そして放出された外層部分は、後に残った高温の中心核に照らされて輝いて見えることになり、これを惑星状星雲と呼びます。

惑星状星雲のなかには数千万光年彼方にあっても見えるほど明るいものもあるのですが、この距離は惑星状星雲になる前の恒星であれば暗すぎて見えないほど遠くになります。
惑星状星雲“Abell 39”
ヘルクレス座の方向約7000光年の距離に位置する惑星状星雲“Abell 39”。
直径は約5光年、殻の部分の厚さは約3分の1光年になる。


太陽は見ることができる惑星状星雲へ

太陽もあと約50億年ほどすると一生を終えるとみられているのですが、最終段階がどうなるのかははっきりとは分かっていないんですねー

ただ、これまで考えられてきたのは、「太陽は軽すぎるので見ることができるほど明るい惑星状星雲にはならない」っということでした。

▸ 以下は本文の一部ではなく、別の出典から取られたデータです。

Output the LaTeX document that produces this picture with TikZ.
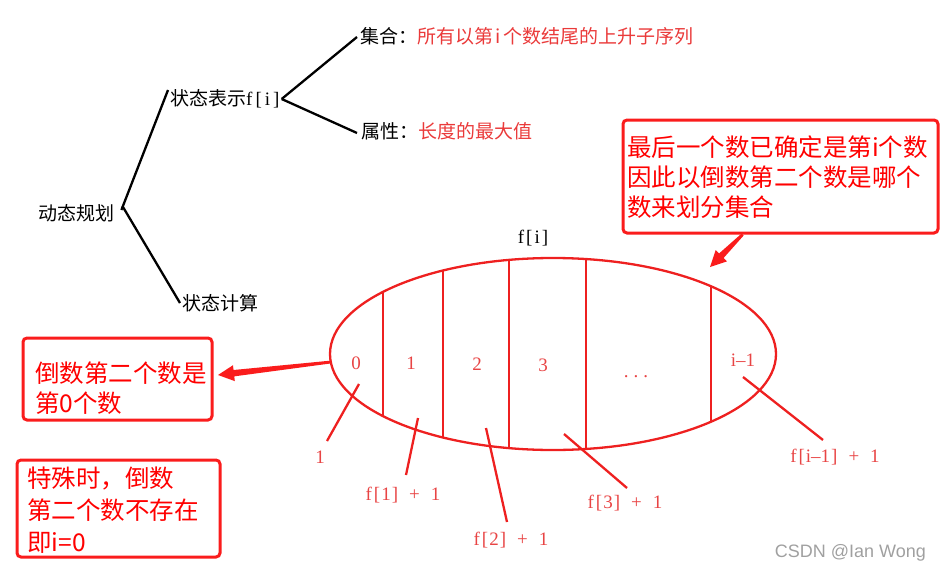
\documentclass[tikz,border=0pt]{standalone}
\usepackage{fontspec}
\setmainfont{Liberation Serif}
\setsansfont{Liberation Sans}
\newfontfamily\cjk{Noto Sans CJK SC}
\usetikzlibrary{calc,shapes.geometric,arrows.meta}
\definecolor{boxred}{RGB}{250,28,28}
\definecolor{notered}{RGB}{234,58,58}
\definecolor{ellred}{RGB}{238,32,32}
\definecolor{labred}{RGB}{232,68,68}
\definecolor{wmgray}{RGB}{160,160,160}
\newcommand\flab[1]{f\kern2pt[\kern1pt#1\kern1pt]\hspace{11pt}+\hspace{11pt}1}
\newcommand\taparrow[3]{%
  \coordinate (#3h) at ($(#2)!16pt!(#1)$);
  \fill[boxred] ($(#1)!1.4pt!90:(#2)$) -- ($(#3h)!3.2pt!90:(#2)$) -- ($(#3h)!8pt!90:(#2)$) -- (#2)
     -- ($(#3h)!8pt!-90:(#2)$) -- ($(#3h)!3.2pt!-90:(#2)$) -- ($(#1)!1.4pt!-90:(#2)$) -- cycle;}
\begin{document}
\begin{tikzpicture}[x=1pt,y=-1pt,
  treetext/.style={inner sep=2pt, anchor=west, font=\cjk\fontsize{19}{22}\selectfont},
  treeline/.style={line width=2.3pt, black},
  boxframe/.style={draw=boxred, line width=3pt, rounded corners=4pt, inner sep=0pt},
  boxtext/.style={inner sep=0pt, anchor=west, align=left, text=red, font=\cjk\fontsize{24.5}{30}\selectfont},
  elllab/.style={inner sep=1pt, text=labred, font=\fontsize{19}{22}\selectfont},
  divider/.style={ellred, line width=2.3pt},
  pointer/.style={ellred, line width=2.3pt},
]
\useasboundingbox (0,0) rectangle (941,575);

% ---- tree ----
\node[treetext] (dp) at (36,213) {动态规划};
\node[treetext] (repr) at (168,99) {状态表示{\rmfamily f\kern3pt[\kern3pt i\kern3pt]}};
\node[treetext] (calc) at (180,303) {状态计算};
\node[treetext] (set) at (358,36) {集合：\textcolor{notered}{所有以第\kern2.5pt i\kern2.5pt 个数结尾的上升子序列}};
\node[treetext] (attr) at (359,131) {属性：\textcolor{notered}{长度的最大值}};

\draw[treeline] ([shift={(5pt,3pt)}]dp.east) -- ([shift={(0pt,9pt)}]repr.west);
\draw[treeline] ([shift={(6pt,7pt)}]dp.east) -- (calc.west);
\draw[treeline] (repr.east) -- ([shift={(-1pt,-1pt)}]set.west);
\draw[treeline] (repr.east) -- ([shift={(-2pt,-2pt)}]attr.west);

% ---- ellipse ----
\node[elllab, text=black] (fi) at (533,238) {f\kern2pt[\kern2pt i\kern2pt]};
\node[draw=ellred, line width=2.3pt, ellipse, minimum width=446pt, minimum height=192pt, inner sep=0pt] (ell) at (553,354) {};
\begin{scope}
  \clip (553,354) ellipse [x radius=223pt, y radius=96pt];
  \foreach \xx in {383,443,509,586,711}
    \draw[divider] (\xx,250) -- (\xx,460);
\end{scope}

\node[elllab] (l0) at (356,363) {0};
\node[elllab] (l1) at (411,363) {1};
\node[elllab] (l2) at (477,364) {2};
\node[elllab] (l3) at (543,365) {3};
\node[elllab, anchor=base] (ldots) at (636,377) {.\hspace{5pt}.\hspace{5pt}.};
\node[elllab] (li) at (743,360) {i--1};

\node[elllab] (o0) at (320,457) {1};
\node[elllab] (o1) at (403,495) {\flab{1}};
\node[elllab] (o2) at (511,540) {\flab{2}};
\node[elllab] (o3) at (625,503) {\flab{3}};
\node[elllab] (oi) at (835,457) {\flab{i--1}};

\coordinate (p0s) at (359,384); \coordinate (p0e) at (327,441);
\coordinate (p1s) at (418,418); \coordinate (p1e) at (406,475);
\coordinate (p2s) at (486,428); \coordinate (p2e) at (507,522);
\coordinate (p3s) at (564,434); \coordinate (p3e) at (627,488);
\coordinate (pis) at (743,377); \coordinate (pie) at (823,440);
\draw[pointer] (p0s) -- (p0e);
\draw[pointer] (p1s) -- (p1e);
\draw[pointer] (p2s) -- (p2e);
\draw[pointer] (p3s) -- (p3e);
\draw[pointer] (pis) -- (pie);

% ---- callout boxes ----
\node[boxframe, minimum width=315pt, minimum height=113pt] (callout) at (780.5,176.5) {};
\node[boxtext] (callouttxt) at (627,177) {最后一个数已确定是第i个数\\因此以倒数第二个数是哪个\\数来划分集合};

\node[boxframe, minimum width=189pt, minimum height=82pt] (box1) at (117.5,379) {};
\node[boxtext] (box1txt) at (35,388) {倒数第二个数是\\第0个数};

\node[boxframe, minimum width=203pt, minimum height=97pt] (box2) at (118.5,508.5) {};
\node[boxtext, font=\cjk\fontsize{24.5}{32}\selectfont] (box2txt) at (27,510) {特殊时，倒数\\第二个数不存在\\即i=0};

% ---- arrows ----
\coordinate (a1s) at ($(callout.south west)!0.381!(callout.south east)$);
\coordinate (a1t) at (710,267);
\taparrow{a1s}{a1t}{a1}
\coordinate (a2s) at (331,362);
\coordinate (a2t) at (218,375);
\taparrow{a2s}{a2t}{a2}

% ---- watermark ----
\node[inner sep=0pt, anchor=east, text=wmgray, font=\sffamily\fontsize{18}{20}\selectfont] (wm) at (926,553) {CSDN @Ian Wong};
\end{tikzpicture}
\end{document}
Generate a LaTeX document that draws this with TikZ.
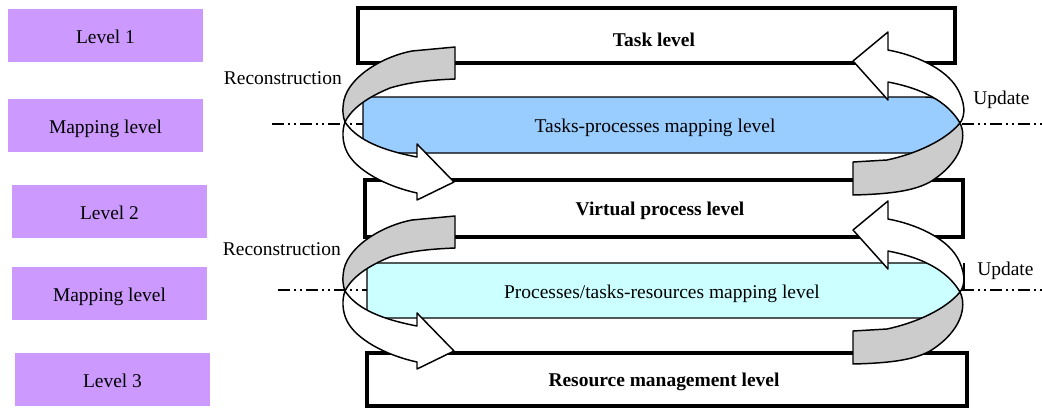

今回、ポーランド・ニコラウス・コペルニクス大学と英・ジョドレルバンク天文台の研究チームが行ったのは、恒星のライフサイクルを予測するモデルを新たに開発し、異なる質量や年齢の恒星から放出された外層の明るさを推測する研究です。

このモデルによると、外層を放出した後の星は従来のモデルに比べて3倍も速く温度が上昇することに…

その結果分かったことが、太陽のような低質量星でも、これまで考えられてきたよりもはるかに容易に明るい惑星状星雲が形成できるということでした。

研究チームの計算によると、太陽の質量は暗いながらも見ることが出来る惑星状星雲を作り出す下限近くで、太陽よりも数パーセント軽い星では惑星状星雲は見えなくなるそうです。

さらに、今回のモデルは約25年前に発見された観測事実の説明につながることになります。

観測から、様々な銀河に存在する惑星状星雲のうち最も明るいものの本来の明るさはどれも同じであることが知られています。

このことが示しているのは、太陽のような低質量星からも明るい惑星状星雲が作られることです。

でも、従来のモデルによる理論では、太陽の2倍程度より軽い星から作られる惑星状星雲は暗すぎて見えないと考えられています。

そう、今回の新しいモデルにより、この矛盾が解決できたんですねー

今回の研究により、観測が難しい遠方銀河内にある数十億歳の星の存在を調べる方法が見つかりました。

さらにもう一つ見つけることができたのが、太陽が一生を終えると何が起こるのか? という疑問の答えなんですね。